» **Required task**:
Copy from the first line below down to and including the line with "0.05, null, null, null, null, null];". Skip the pictures.

----------------------------------------

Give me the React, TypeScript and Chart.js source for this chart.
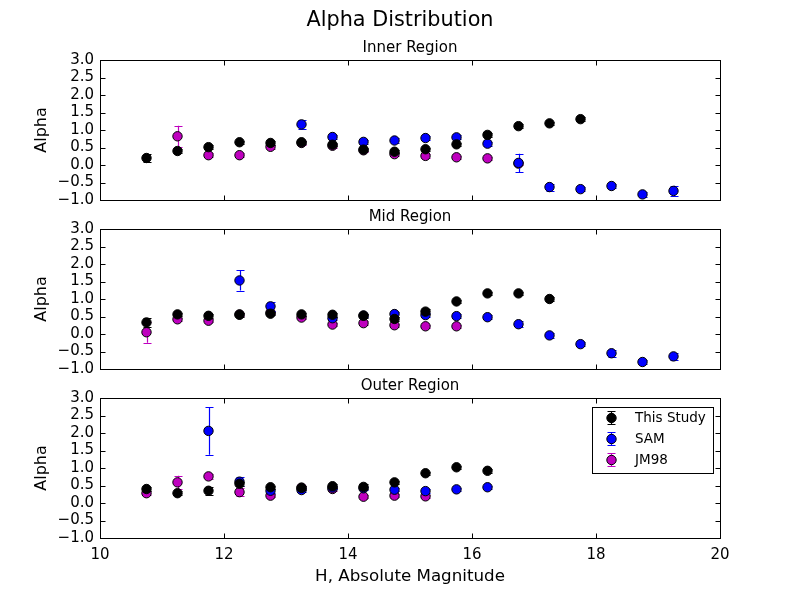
import { useEffect, useRef } from "react";
import { Chart, registerables } from "chart.js";

Chart.register(...registerables);

const magnitudes = [10.75, 11.25, 11.75, 12.25, 12.75, 13.25, 13.75, 14.25, 14.75, 15.25, 15.75, 16.25, 16.75, 17.25, 17.75, 18.25, 18.75, 19.25];
const xTicks = [10, 12, 14, 16, 18, 20];
const yTicks = [-1, -0.5, 0, 0.5, 1, 1.5, 2, 2.5, 3];
const seriesNames = ["This Study", "SAM", "JM98"];
const seriesColors = ["#000000", "#0000ff", "#bf00bf"];
const figureTitle = "Alpha Distribution";
const panelTitles = ["Inner Region", "Mid Region", "Outer Region"];

// Inner Region
const innerStudy = [0.2, 0.4, 0.51, 0.65, 0.63, 0.65, 0.58, 0.44, 0.38, 0.45, 0.59, 0.86, 1.11, 1.19, 1.31, null, null, null];
const innerStudyErr = [0.12, 0.06, 0.05, 0.05, 0.05, 0.05, 0.05, 0.05, 0.05, 0.05, 0.05, 0.05, 0.05, 0.05, 0.05, null, null, null];
const innerSam = [null, null, null, null, null, 1.16, 0.8, 0.66, 0.7, 0.77, 0.79, 0.61, 0.06, -0.63, -0.69, -0.6, -0.84, -0.74];
const innerSamErr = [null, null, null, null, null, 0.12, 0.07, 0.06, 0.06, 0.06, 0.06, 0.06, 0.26, 0.1, 0.06, 0.06, 0.08, 0.15];
const innerJm = [null, 0.82, 0.28, 0.28, 0.52, 0.63, 0.55, 0.42, 0.31, 0.26, 0.22, 0.19, 0.04, null, null, null, null, null];
const innerJmErr = [null, 0.3, 0.05, 0.05, 0.05, 0.05, 0.05, 0.05, 0.05, 0.05, 0.05, 0.05, 0.05, null, null, null, null, null];

// Mid Region
const midStudy = [0.33, 0.56, 0.52, 0.55, 0.58, 0.56, 0.55, 0.52, 0.43, 0.64, 0.93, 1.16, 1.16, 1.0, null, null, null, null];
const midStudyErr = [0.13, 0.05, 0.05, 0.05, 0.05, 0.05, 0.05, 0.05, 0.05, 0.08, 0.05, 0.05, 0.05, 0.05, null, null, null, null];
const midSam = [null, null, null, 1.53, 0.79, null, 0.45, 0.53, 0.57, 0.54, 0.51, 0.48, 0.28, -0.04, -0.29, -0.55, -0.8, -0.64];
const midSamErr = [null, null, null, 0.29, 0.12, null, 0.05, 0.05, 0.07, 0.05, 0.05, 0.05, 0.08, 0.07, 0.05, 0.1, 0.05, 0.1];
const midJm = [0.05, 0.42, 0.38, 0.56, 0.61, 0.47, 0.27, 0.31, 0.25, 0.22, 0.22, null, null, null, null, null, null, null];
const midJmErr = [0.3, 0.05, 0.05, 0.05, 0.05, 0.05, 0.05, 0.05, 0.05, 0.05, 0.05, null, null, null, null, null, null, null];

// Outer Region
const outerStudy = [0.4, 0.28, 0.35, 0.55, 0.45, 0.43, 0.48, 0.46, 0.59, 0.85, 1.02, 0.92, null, null, null, null, null, null];
const outerStudyErr = [0.07, 0.06, 0.12, 0.05, 0.05, 0.05, 0.05, 0.07, 0.05, 0.05, 0.05, 0.05, null, null, null, null, null, null];
const outerSam = [null, null, 2.06, 0.61, 0.35, 0.37, 0.44, 0.42, 0.38, 0.34, 0.39, 0.45, null, null, null, null, null, null];
const outerSamErr = [null, null, 0.68, 0.13, 0.05, 0.05, 0.05, 0.05, 0.05, 0.05, 0.05, 0.05, null, null, null, null, null, null];
const outerJm = [0.28, 0.59, 0.76, 0.31, 0.21, 0.44, 0.4, 0.18, 0.21, 0.19, null, null, null, null, null, null, null, null];
const outerJmErr = [0.05, 0.19, 0.06, 0.12, 0.05, 0.05, 0.05, 0.05, 0.05, 0.05, null, null, null, null, null, null, null, null];

const FONT = "'DejaVu Sans', sans-serif";

type Num = number | null;

function buildPoints(vals: Num[], errs: Num[]) {
  const pts: any[] = [];
  magnitudes.forEach((x, i) => {
    const v = vals[i];
    if (v !== null && v !== undefined) pts.push({ x, y: v, e: errs[i] ?? 0 });
  });
  return pts;
}

type PanelProps = {
  top: number;
  height: number;
  areaTop: number;
  title: string;
  titleY: number;
  figTitle?: string;
  figTitleY?: number;
  xAxisHeight: number;
  showX: boolean;
  showLegend: boolean;
  series: Num[][];
};

function Panel(props: PanelProps) {
  const ref = useRef<HTMLCanvasElement | null>(null);
  useEffect(() => {
    const canvas = ref.current;
    if (!canvas) return;
    const [s1, e1, s2, e2, s3, e3] = props.series;
    const datasets = [
      [s1, e1],
      [s2, e2],
      [s3, e3],
    ].map(([v, e], k) => ({
      label: seriesNames[k],
      data: buildPoints(v, e),
      backgroundColor: seriesColors[k],
      borderColor: "#000000",
      borderWidth: 1,
      pointRadius: 4.7,
      pointHoverRadius: 4.7,
      showLine: false,
    }));

    const decor = {
      id: "decor",
      beforeDatasetDraw(chart: any, args: any) {
        const ctx = chart.ctx;
        const ca = chart.chartArea;
        const xs = chart.scales.x;
        const ys = chart.scales.y;
        const ds = chart.data.datasets[args.index];
        const color = seriesColors[args.index];
        ctx.save();
        ctx.beginPath();
        ctx.rect(ca.left, ca.top, ca.right - ca.left, ca.bottom - ca.top);
        ctx.clip();
        ctx.strokeStyle = color;
        ctx.lineWidth = 1.2;
        ds.data.forEach((p: any) => {
          if (!p.e) return;
          const px = Math.round(xs.getPixelForValue(p.x)) + 0.5;
          const y1 = ys.getPixelForValue(p.y + p.e);
          const y2 = ys.getPixelForValue(p.y - p.e);
          ctx.beginPath();
          ctx.moveTo(px, y1);
          ctx.lineTo(px, y2);
          ctx.moveTo(px - 4, Math.round(y1) + 0.5);
          ctx.lineTo(px + 4, Math.round(y1) + 0.5);
          ctx.moveTo(px - 4, Math.round(y2) + 0.5);
          ctx.lineTo(px + 4, Math.round(y2) + 0.5);
          ctx.stroke();
        });
        ctx.restore();
      },
      afterDraw(chart: any) {
        const ctx = chart.ctx;
        const ca = chart.chartArea;
        const xs = chart.scales.x;
        const ys = chart.scales.y;
        const L = Math.round(ca.left) + 0.5;
        const R = Math.round(ca.right) + 0.5;
        const T = Math.round(ca.top) + 0.5;
        const B = Math.round(ca.bottom) + 0.5;
        ctx.save();
        ctx.strokeStyle = "#000000";
        ctx.lineWidth = 1;
        ctx.strokeRect(L, T, R - L, B - T);
        const tl = 5;
        ctx.beginPath();
        xTicks.forEach((v) => {
          const px = Math.round(xs.getPixelForValue(v)) + 0.5;
          ctx.moveTo(px, B);
          ctx.lineTo(px, B - tl);
          ctx.moveTo(px, T);
          ctx.lineTo(px, T + tl);
        });
        yTicks.forEach((v) => {
          const py = Math.round(ys.getPixelForValue(v)) + 0.5;
          ctx.moveTo(L, py);
          ctx.lineTo(L + tl, py);
          ctx.moveTo(R, py);
          ctx.lineTo(R - tl, py);
        });
        ctx.stroke();

        // titles
        ctx.fillStyle = "#000000";
        ctx.textAlign = "center";
        ctx.textBaseline = "middle";
        ctx.font = `15px ${FONT}`;
        ctx.fillText(props.title, (ca.left + ca.right) / 2, props.titleY);
        if (props.figTitle) {
          ctx.font = `20.8px ${FONT}`;
          ctx.fillText(props.figTitle, chart.width / 2, props.figTitleY);
        }

        if (props.showLegend) {
          const bw = 121;
          const bh = 66;
          const bx = Math.round(ca.right) - 7 - bw;
          const by = Math.round(ca.top) + 9;
          ctx.fillStyle = "#ffffff";
          ctx.fillRect(bx, by, bw, bh);
          ctx.strokeStyle = "#000000";
          ctx.lineWidth = 1;
          ctx.strokeRect(bx + 0.5, by + 0.5, bw, bh);
          seriesNames.forEach((name, i) => {
            const cy = by + 11 + i * 21;
            const mx = bx + 19.5;
            ctx.strokeStyle = seriesColors[i];
            ctx.lineWidth = 1.2;
            ctx.beginPath();
            ctx.moveTo(mx, cy - 7);
            ctx.lineTo(mx, cy + 7);
            ctx.moveTo(mx - 4, cy - 6.5);
            ctx.lineTo(mx + 4, cy - 6.5);
            ctx.moveTo(mx - 4, cy + 6.5);
            ctx.lineTo(mx + 4, cy + 6.5);
            ctx.stroke();
            ctx.lineWidth = 1;
            ctx.beginPath();
            ctx.arc(mx, cy, 4.7, 0, Math.PI * 2);
            ctx.fillStyle = seriesColors[i];
            ctx.fill();
            ctx.strokeStyle = "#000000";
            ctx.stroke();
            ctx.fillStyle = "#000000";
            ctx.font = `13.5px ${FONT}`;
            ctx.textBaseline = "middle";
            ctx.textAlign = "left";
            ctx.fillText(name, bx + 43, cy);
          });
        }
        ctx.restore();
      },
    };

    const chart = new Chart(canvas, {
      type: "scatter",
      data: { datasets },
      options: {
        responsive: false,
        maintainAspectRatio: false,
        animation: false,
        events: [],
        layout: { padding: { left: 0, right: 80, top: props.areaTop, bottom: 0 } },
        plugins: {
          legend: { display: false },
          tooltip: { enabled: false },
          title: { display: false },
        },
        scales: {
          x: {
            type: "linear",
            min: 10,
            max: 20,
            afterBuildTicks: (s: any) => {
              s.ticks = xTicks.map((v) => ({ value: v }));
            },
            afterFit: (s: any) => {
              s.height = props.xAxisHeight;
            },
            grid: { display: false, drawTicks: false },
            border: { display: false },
            ticks: {
              display: props.showX,
              color: "#000000",
              font: { family: FONT, size: 15 },
              padding: 8,
              maxRotation: 0,
              autoSkip: false,
              callback: (v: any) => String(v),
            },
            title: {
              display: props.showX,
              text: "H, Absolute Magnitude",
              color: "#000000",
              font: { family: FONT, size: 16.7, lineHeight: 1.2 },
              padding: { top: 0, bottom: 13 },
            },
          },
          y: {
            type: "linear",
            min: -1,
            max: 3,
            afterBuildTicks: (s: any) => {
              s.ticks = yTicks.map((v) => ({ value: v }));
            },
            afterFit: (s: any) => {
              s.width = 100;
            },
            grid: { display: false, drawTicks: false },
            border: { display: false },
            ticks: {
              color: "#000000",
              font: { family: FONT, size: 15 },
              padding: 6,
              autoSkip: false,
              callback: (v: any) => Number(v).toFixed(1).replace("-", "\u2212"),
            },
            title: {
              display: true,
              text: "Alpha",
              color: "#000000",
              font: { family: FONT, size: 16, lineHeight: 1.2 },
              padding: { top: 32, bottom: 0 },
            },
          },
        },
      } as any,
      plugins: [decor as any],
    });
    return () => chart.destroy();
  }, []);

  return (
    <canvas
      ref={ref}
      width={800}
      height={props.height}
      style={{ position: "absolute", left: 0, top: props.top, width: 800, height: props.height }}
    />
  );
}

export default function App() {
  return (
    <div style={{ position: "absolute", left: 0, top: 0, width: 800, height: 600, background: "#ffffff", overflow: "hidden" }}>
      <Panel
        top={0}
        height={224}
        areaTop={60}
        title={panelTitles[0]}
        titleY={48}
        figTitle={figureTitle}
        figTitleY={21}
        xAxisHeight={24}
        showX={false}
        showLegend={false}
        series={[innerStudy, innerStudyErr, innerSam, innerSamErr, innerJm, innerJmErr]}
      />
      <Panel
        top={200}
        height={193}
        areaTop={29}
        title={panelTitles[1]}
        titleY={17}
        xAxisHeight={24}
        showX={false}
        showLegend={false}
        series={[midStudy, midStudyErr, midSam, midSamErr, midJm, midJmErr]}
      />
      <Panel
        top={369}
        height={231}
        areaTop={29}
        title={panelTitles[2]}
        titleY={17}
        xAxisHeight={62}
        showX={true}
        showLegend={true}
        series={[outerStudy, outerStudyErr, outerSam, outerSamErr, outerJm, outerJmErr]}
      />
    </div>
  );
}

----------------------------------------

» **The answer**:
Give me the React, TypeScript and Chart.js source for this chart.
import { useEffect, useRef } from "react";
import { Chart, registerables } from "chart.js";

Chart.register(...registerables);

const magnitudes = [10.75, 11.25, 11.75, 12.25, 12.75, 13.25, 13.75, 14.25, 14.75, 15.25, 15.75, 16.25, 16.75, 17.25, 17.75, 18.25, 18.75, 19.25];
const xTicks = [10, 12, 14, 16, 18, 20];
const yTicks = [-1, -0.5, 0, 0.5, 1, 1.5, 2, 2.5, 3];
const seriesNames = ["This Study", "SAM", "JM98"];
const seriesColors = ["#000000", "#0000ff", "#bf00bf"];
const figureTitle = "Alpha Distribution";
const panelTitles = ["Inner Region", "Mid Region", "Outer Region"];

// Inner Region
const innerStudy = [0.2, 0.4, 0.51, 0.65, 0.63, 0.65, 0.58, 0.44, 0.38, 0.45, 0.59, 0.86, 1.11, 1.19, 1.31, null, null, null];
const innerStudyErr = [0.12, 0.06, 0.05, 0.05, 0.05, 0.05, 0.05, 0.05, 0.05, 0.05, 0.05, 0.05, 0.05, 0.05, 0.05, null, null, null];
const innerSam = [null, null, null, null, null, 1.16, 0.8, 0.66, 0.7, 0.77, 0.79, 0.61, 0.06, -0.63, -0.69, -0.6, -0.84, -0.74];
const innerSamErr = [null, null, null, null, null, 0.12, 0.07, 0.06, 0.06, 0.06, 0.06, 0.06, 0.26, 0.1, 0.06, 0.06, 0.08, 0.15];
const innerJm = [null, 0.82, 0.28, 0.28, 0.52, 0.63, 0.55, 0.42, 0.31, 0.26, 0.22, 0.19, 0.04, null, null, null, null, null];
const innerJmErr = [null, 0.3, 0.05, 0.05, 0.05, 0.05, 0.05, 0.05, 0.05, 0.05, 0.05, 0.05, 0.05, null, null, null, null, null];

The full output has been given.